The great-grandmother retired from her job as a domestic worker in Johannesburg last year and returned to her husband’s village to build a new home. Gutters were a priority, as well as rainwater tanks.

"People have problems like this all over the area. Sometimes they have water, sometimes they don’t. Here we have had no water for so long."

Her arms raised, she gesticulates as she talks, pointing across the wide plain where most of Mabeskraal is nestled under a canopy of acacia trees. Her new home is next to the corrugated iron shack her family of 10 lived in for two decades, with her travelling the 190km from Johannesburg every weekend to see them.

"I am the mama here. I must look after my family," she says. Her four daughters still live with her because they cannot get jobs, as are their children and her great-granddaughter.

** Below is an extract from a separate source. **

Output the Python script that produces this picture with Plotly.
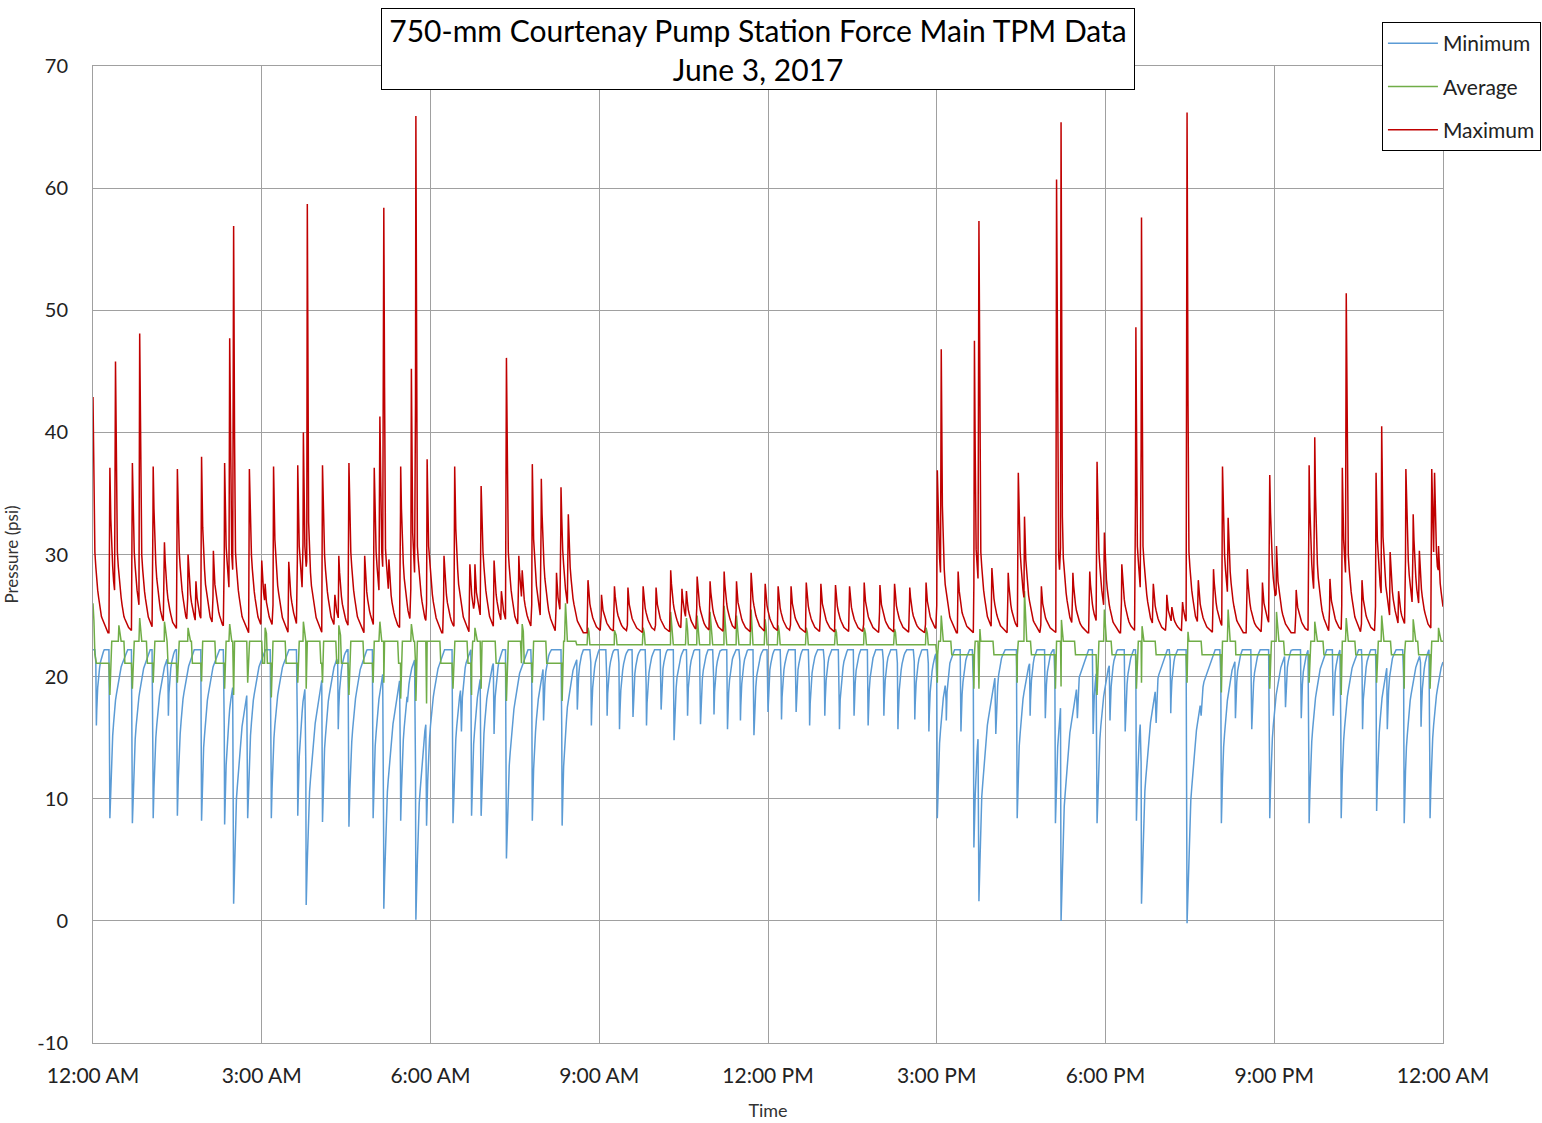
import numpy as np
import pandas as pd
import plotly.graph_objects as go

# ---------------- data (hours after midnight, psi) ----------------
max_times = [0.00, 0.30, 0.40, 0.46, 0.70, 0.83, 1.07, 1.27, 1.50, 1.69, 1.83, 1.93, 2.14, 2.34, 2.43, 2.50,
             2.78, 3.00, 3.06, 3.21, 3.48, 3.64, 3.74, 3.81, 4.08, 4.30, 4.37, 4.55, 4.83, 5.00, 5.10, 5.17,
             5.26, 5.47, 5.66, 5.74, 5.94, 6.24, 6.43, 6.70, 6.79, 6.90, 7.13, 7.26, 7.35, 7.57, 7.63, 7.81,
             7.97, 8.24, 8.32, 8.45, 8.80, 9.04, 9.27, 9.51, 9.78, 10.01, 10.27, 10.47, 10.55, 10.74, 10.97,
             11.22, 11.44, 11.70, 11.95, 12.18, 12.41, 12.68, 12.94, 13.20, 13.45, 13.71, 13.99, 14.25, 14.52,
             14.81, 15.01, 15.08, 15.38, 15.67, 15.75, 15.98, 16.27, 16.45, 16.56, 16.86, 17.13, 17.21, 17.42,
             17.72, 17.85, 17.98, 18.29, 18.54, 18.64, 18.85, 19.09, 19.18, 19.37, 19.45, 19.65, 19.92, 20.08,
             20.18, 20.52, 20.79, 20.92, 21.04, 21.39, 21.62, 21.72, 21.99, 22.21, 22.28, 22.56, 22.81, 22.91,
             23.06, 23.21, 23.34, 23.47, 23.58, 23.80, 23.85, 23.92]
max_peaks = [42.9, 37.1, 45.8, 28.4, 37.5, 48.1, 37.2, 31.0, 37.0, 30.0, 27.8, 38.0, 30.3, 37.5, 47.7, 56.9,
             37.0, 29.5, 27.6, 37.2, 29.4, 37.3, 40.0, 58.7, 37.3, 26.7, 29.9, 37.5, 29.9, 37.1, 41.3, 58.4,
             29.6, 37.2, 45.2, 65.9, 37.8, 29.9, 37.2, 29.2, 29.2, 35.6, 29.5, 27.0, 46.1, 29.9, 28.7, 37.4,
             36.2, 28.5, 35.5, 33.3, 27.9, 26.7, 27.4, 27.3, 27.4, 27.3, 28.7, 27.2, 27.0, 28.2, 27.8,
             28.6, 27.8, 28.5, 27.6, 27.4, 27.4, 27.7, 27.6, 27.5, 27.4, 27.7, 27.5, 27.6, 27.3,
             27.7, 36.9, 46.8, 28.6, 47.5, 57.3, 28.9, 28.5, 36.7, 33.1, 27.4, 60.7, 65.4, 28.5,
             28.6, 37.6, 31.8, 29.2, 48.6, 57.6, 27.6, 26.7, 25.7, 26.1, 66.2, 27.9, 28.8, 37.2,
             33.0, 28.8, 27.7, 36.5, 30.7, 27.1, 37.3, 39.6, 28.0, 37.1, 51.4, 27.9, 36.7, 40.5,
             30.2, 27.0, 37.0, 33.3, 30.3, 37.0, 36.7, 30.7]

min_times = [0.06, 0.30, 0.70, 1.07, 1.34, 1.50, 1.93, 2.34, 2.50, 2.75, 3.17, 3.64, 3.74, 3.79, 4.08, 4.36,
             4.55, 4.98, 5.17, 5.47, 5.59, 5.74, 5.93, 6.40, 6.55, 6.73, 6.90, 7.13, 7.35, 7.81, 8.01, 8.34,
             8.61, 8.86, 9.14, 9.36, 9.60, 9.84, 10.10, 10.33, 10.57, 10.80, 11.04, 11.28, 11.51, 11.75, 12.00,
             12.24, 12.50, 12.74, 13.01, 13.27, 13.53, 13.78, 14.06, 14.31, 14.61, 14.86, 15.01, 15.17, 15.43,
             15.66, 15.75, 16.05, 16.43, 16.66, 16.93, 17.11, 17.21, 17.50, 17.78, 17.85, 18.08, 18.35, 18.55,
             18.64, 18.90, 19.16, 19.45, 19.70, 20.06, 20.31, 20.60, 20.92, 21.20, 21.48, 21.62, 22.05, 22.19,
             22.57, 22.82, 23.01, 23.31, 23.61, 23.77]
min_dips = [16.0, 8.4, 8.0, 8.4, 16.8, 8.6, 8.2, 7.9, 1.4, 8.4, 8.4, 8.6, 18.2, 1.3, 8.1, 15.7,
            7.7, 8.4, 1.0, 8.2, 17.9, 0.1, 7.8, 8.0, 15.5, 8.6, 8.6, 15.3, 5.1, 8.2, 16.4, 7.8,
            17.3, 16.0, 16.8, 15.7, 16.7, 16.0, 17.3, 14.8, 16.8, 16.1, 16.9, 15.7, 16.4, 15.2, 17.1,
            16.5, 17.1, 16.0, 16.8, 15.7, 16.8, 16.0, 16.8, 15.7, 16.5, 15.5, 8.4, 16.4, 15.5,
            6.0, 1.6, 15.3, 8.4, 16.8, 16.6, 8.0, 0.0, 16.6, 15.3, 8.0, 16.4, 15.5, 8.2,
            1.4, 16.2, 17.0, -0.2, 16.8, 8.0, 16.6, 15.7, 8.4, 17.5, 16.6, 8.0, 16.8, 8.4,
            15.7, 9.0, 15.7, 8.0, 15.9, 8.4]

avg_dip_times = [0.30, 0.70, 1.07, 1.50, 1.93, 2.34, 2.50, 2.75, 3.17, 3.64, 3.79, 4.08, 4.55, 4.98, 5.17,
                 5.47, 5.74, 5.93, 6.40, 6.73, 6.90, 7.35, 7.81, 8.34, 15.01, 15.66, 15.75, 16.43, 17.11,
                 17.21, 17.85, 18.55, 18.64, 19.45, 20.06, 20.92, 21.62, 22.19, 22.82, 23.31, 23.77]
avg_dips = [18.5, 19.0, 19.5, 19.5, 19.6, 19.0, 18.5, 19.5, 18.3, 19.5, 19.0, 19.5, 18.5, 19.5, 19.5,
            18.2, 18.0, 17.8, 19.0, 18.5, 19.0, 18.0, 19.5, 18.0, 19.5, 19.0, 19.0, 19.5, 19.0,
            19.2, 18.5, 19.0, 19.5, 19.5, 18.7, 19.0, 19.5, 18.5, 19.5, 19.0, 19.0]

avg_peak_times = [0.00, 0.46, 0.83, 1.27, 1.69, 2.43, 3.06, 3.74, 4.37, 5.10, 5.66, 6.79, 7.63, 8.40,
                  8.80, 9.27, 9.78, 10.27, 10.55, 10.74, 10.97, 11.22, 11.44, 11.70, 11.95, 12.18, 12.68,
                  13.20, 13.71, 14.25, 14.81, 15.08, 15.75, 16.56, 17.21, 17.98, 18.64, 19.45, 20.18,
                  21.04, 21.72, 22.28, 22.91, 23.47, 23.92]
avg_peaks = [26.0, 24.2, 24.8, 24.5, 24.0, 24.3, 24.0, 24.5, 24.2, 24.5, 24.3, 24.0, 24.3, 26.0,
             24.0, 23.8, 24.0, 25.3, 24.8, 25.0, 25.3, 25.8, 25.0, 25.5, 24.7, 24.2, 24.0,
             23.9, 24.0, 23.9, 24.0, 25.0, 24.5, 27.0, 25.0, 25.5, 24.5, 24.0, 25.5,
             25.3, 24.5, 24.8, 25.0, 24.7, 24.0]

max_base = 23.6
min_base = 22.2
avg_low_edges = [0.0, 8.5, 15.0, 24.01]
avg_low_levels = [21.1, 22.6, 21.8]
avg_high = 22.9

series_names = ["Minimum", "Average", "Maximum"]
series_colors = ["#5b9bd5", "#70ad47", "#c00000"]
tick_hours = [0, 3, 6, 9, 12, 15, 18, 21, 24]
y_ticks = [-10, 0, 10, 20, 30, 40, 50, 60, 70]

# ---------------- build traces from the read events ----------------
t = np.unique(np.concatenate([np.arange(0, 24.0001, 1 / 60),
                              np.clip(max_times + min_times + avg_dip_times + avg_peak_times, 0, 24)]))

y_max = np.full_like(t, max_base)
for tp, p in zip(max_times, max_peaks):
    a = p - max_base
    ac = min(a, 12.0)
    kx = tp + np.array([-0.012, 0, 0.025, 0.07, 0.14, 0.26])
    kv = max_base + np.array([0, a, ac * 0.6, ac * 0.33, ac * 0.12, 0])
    y_max = np.maximum(y_max, np.interp(t, kx, kv, left=max_base, right=max_base))

y_min = np.full_like(t, min_base)
for tp, d in zip(min_times, min_dips):
    dl = min_base - d
    rec = 0.022 * dl
    kx = tp + np.array([-0.012, 0, 0.1 * rec, 0.3 * rec, 0.6 * rec, rec])
    kv = d + dl * np.array([1, 0, 0.4, 0.68, 0.88, 1])
    y_min = np.minimum(y_min, np.interp(t, kx, kv, left=min_base, right=min_base))

y_avg = np.empty_like(t)
for i in range(len(avg_low_levels)):
    m = (t >= avg_low_edges[i]) & (t < avg_low_edges[i + 1])
    y_avg[m] = avg_low_levels[i]
for tp in avg_dip_times:
    m = (t >= tp + 0.02) & (t <= tp + 0.25)
    y_avg[m] = np.maximum(y_avg[m], avg_high)
for tp, p in zip(avg_peak_times, avg_peaks):
    kx = tp + np.array([-0.012, 0, 0.03, 0.08])
    kv = np.array([0, p, avg_high + 0.5, 0])
    y_avg = np.maximum(y_avg, np.interp(t, kx, kv, left=0, right=0))
for tp, d in zip(avg_dip_times, avg_dips):
    kx = tp + np.array([-0.012, 0, 0.025])
    kv = np.array([99, d, 99])
    y_avg = np.minimum(y_avg, np.interp(t, kx, kv, left=99, right=99))

t0 = pd.Timestamp("2017-06-03 00:00")
xs = t0 + pd.to_timedelta(t, unit="h")

fig = go.Figure()
for name, col, ys in zip(series_names, series_colors, [y_min, y_avg, y_max]):
    fig.add_trace(go.Scatter(x=xs, y=ys, mode="lines", name=name, legendgroup=name,
                             line=dict(color=col, width=1.5)))

FONT = "Lato"
fig.update_layout(
    width=1542, height=1123,
    margin=dict(l=93, r=99, t=66, b=80, autoexpand=False),
    paper_bgcolor="white", plot_bgcolor="white",
    font=dict(family=FONT, size=18, color="#333333"),
    showlegend=True,
    legend=dict(xref="container", yref="container", x=0.8962, y=0.9804,
                xanchor="left", yanchor="top",
                bordercolor="black", borderwidth=1, bgcolor="white",
                font=dict(family=FONT, size=21, color="#222222"),
                tracegroupgap=13, itemwidth=50),
    annotations=[dict(text="750-mm Courtenay Pump Station Force Main TPM Data<br>June 3, 2017",
                      xref="paper", yref="paper", x=0.4926, y=1.0169, xanchor="center", yanchor="middle",
                      showarrow=False, font=dict(family=FONT, size=30, color="black"),
                      bordercolor="black", borderwidth=1, bgcolor="white",
                      width=748, height=76, borderpad=2)],
)
fig.update_xaxes(
    range=[t0, t0 + pd.Timedelta(hours=24)],
    tickvals=[t0 + pd.Timedelta(hours=h) for h in tick_hours],
    tickformat="%-I:%M %p", automargin=False,
    showgrid=True, gridcolor="#a0a0a0", gridwidth=1,
    showline=True, linecolor="#a0a0a0", mirror=True,
    ticks="", ticklabelstandoff=14,
    title=dict(text="Time", font=dict(family=FONT, size=18), standoff=18),
    tickfont=dict(family=FONT, size=21, color="#222222"),
)
fig.update_yaxes(
    range=[-10, 70], tickvals=y_ticks, ticktext=[str(v) for v in y_ticks], automargin=False,
    showgrid=True, gridcolor="#a0a0a0", gridwidth=1,
    showline=True, linecolor="#a0a0a0", mirror=True, zeroline=False,
    ticks="", ticklabelstandoff=20,
    title=dict(text="Pressure (psi)", font=dict(family=FONT, size=17), standoff=14),
    tickfont=dict(family=FONT, size=20, color="#222222"),
)

fig.write_html("out.html")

In October, a month after the Mail & Guardian last visited the village, people came to read her meter and told her she would have water "soon". The meter is still frozen at 3 183 cubic metres. "They keep promising we will have water, but we know we will not have any," she shrugs.

Cost
With a large family, she shops around for the cheapest water – it varies, but it costs roughly R1 a litre. She ends up spending R600 a month on water. In most cities a householder pays under R10 for a thousand litres. 

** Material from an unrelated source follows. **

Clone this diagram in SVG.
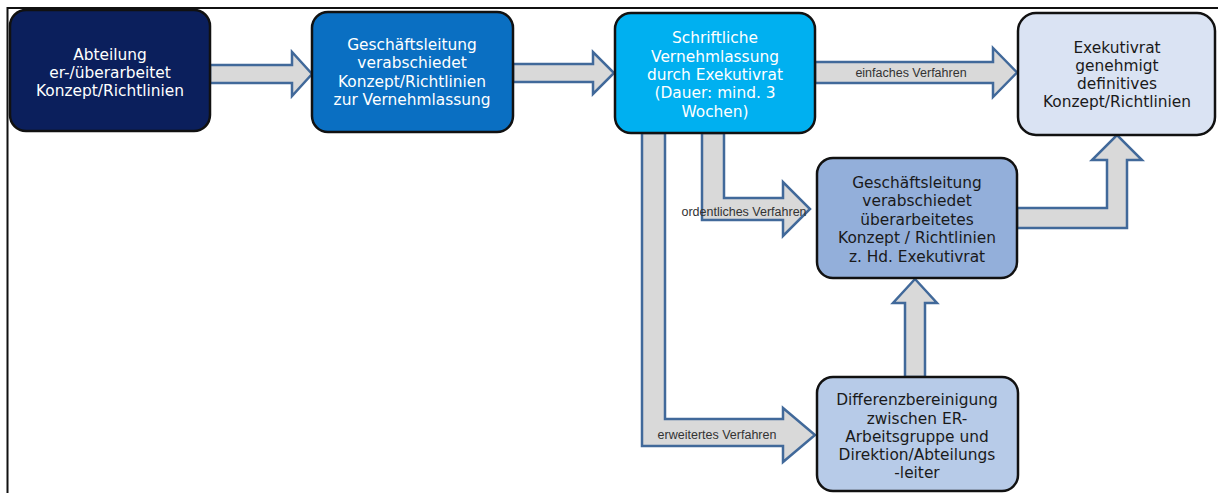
<svg xmlns="http://www.w3.org/2000/svg" width="1218" height="493" viewBox="0 0 1218 493">
<style>
.box{stroke:#111;stroke-width:2.5}
.arr{fill:#D9D9D9;stroke:#41699A;stroke-width:2.5;stroke-linejoin:miter}
.t{font-family:"DejaVu Sans",Verdana,sans-serif;font-size:15.4px;text-anchor:middle}
.w{fill:#fff}
.d{fill:#1a1a1a}
.lbl{font-family:"Liberation Sans",Arial,sans-serif;font-size:12.5px;fill:#333;text-anchor:middle}
</style>
<rect width="1218" height="493" fill="#fff"/>
<path d="M7.5,493 V8 H1218" fill="none" stroke="#111" stroke-width="2"/>
<g id="connectors">
<polygon class="arr" points="210,65 292,65 292,52 312,74 292,96 292,83 210,83"/>
<polygon class="arr" points="513,64 593,64 593,52 614,73 593,94 593,82 513,82"/>
<polygon class="arr" points="815,62 993,62 993,48 1017,72.5 993,97 993,83 815,83"/>
<polygon class="arr" points="702,133 724,133 724,198 783,198 783,182 810,209 783,236 783,220 702,220"/>
<polygon class="arr" points="642,133 665,133 665,419 783,419 783,408 815,435 783,462 783,446 642,446"/>
<polygon class="arr" points="905,377 905,303 893,303 915,279 937,303 925,303 925,377"/>
<polygon class="arr" points="1017,208 1107,208 1107,160 1092,160 1117,135 1142,160 1127,160 1127,228 1017,228"/>
<text class="lbl" x="911" y="77">einfaches Verfahren</text>
<text class="lbl" x="744" y="216">ordentliches Verfahren</text>
<text class="lbl" x="717" y="439">erweitertes Verfahren</text>
</g>
<g id="n1">
<rect class="box" x="10" y="10" width="200" height="121" rx="16" fill="#0B1F5C"/>
<text class="t w" x="110" y="60">Abteilung</text>
<text class="t w" x="110" y="78">er-/überarbeitet</text>
<text class="t w" x="110" y="96">Konzept/Richtlinien</text>
</g>
<g id="n2">
<rect class="box" x="312" y="12" width="201" height="120" rx="16" fill="#0A6FC2"/>
<text class="t w" x="412" y="50">Geschäftsleitung</text>
<text class="t w" x="412" y="68">verabschiedet</text>
<text class="t w" x="412" y="87">Konzept/Richtlinien</text>
<text class="t w" x="412" y="105">zur Vernehmlassung</text>
</g>
<g id="n3">
<rect class="box" x="615" y="13" width="200" height="120" rx="16" fill="#00B0F0"/>
<text class="t w" x="715" y="43">Schriftliche</text>
<text class="t w" x="715" y="62">Vernehmlassung</text>
<text class="t w" x="715" y="80">durch Exekutivrat</text>
<text class="t w" x="715" y="98">(Dauer: mind. 3</text>
<text class="t w" x="715" y="117">Wochen)</text>
</g>
<g id="n4">
<rect class="box" x="1018" y="13" width="197" height="122" rx="18" fill="#DAE3F3"/>
<text class="t d" x="1117" y="53">Exekutivrat</text>
<text class="t d" x="1117" y="71">genehmigt</text>
<text class="t d" x="1117" y="89">definitives</text>
<text class="t d" x="1117" y="107">Konzept/Richtlinien</text>
</g>
<g id="n5">
<rect class="box" x="817" y="158" width="200" height="120" rx="16" fill="#93AFDA"/>
<text class="t d" x="917" y="188">Geschäftsleitung</text>
<text class="t d" x="917" y="206">verabschiedet</text>
<text class="t d" x="917" y="225">überarbeitetes</text>
<text class="t d" x="917" y="243">Konzept / Richtlinien</text>
<text class="t d" x="917" y="262">z. Hd. Exekutivrat</text>
</g>
<g id="n6">
<rect class="box" x="817" y="377" width="201" height="114" rx="16" fill="#B7CBE8"/>
<text class="t d" x="917" y="405">Differenzbereinigung</text>
<text class="t d" x="917" y="424">zwischen ER-</text>
<text class="t d" x="917" y="442">Arbeitsgruppe und</text>
<text class="t d" x="917" y="460">Direktion/Abteilungs</text>
<text class="t d" x="917" y="478">-leiter</text>
</g>
</svg>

The water pipeline runs past her house to the single tar road that runs through Mabeskraal towards the Botswana border. It then runs adjacent to the road, with standpipes every half kilometre.

The pipes are all dry and broken. There is no telltale hiss or sign that any water is flowing through the pipes. Every home has a large Jojo tank perched outside. These sell at the local hardware store for R2 500. 

Mabeskraal officially has its constitutionally guaranteed access to water, but it does not have water.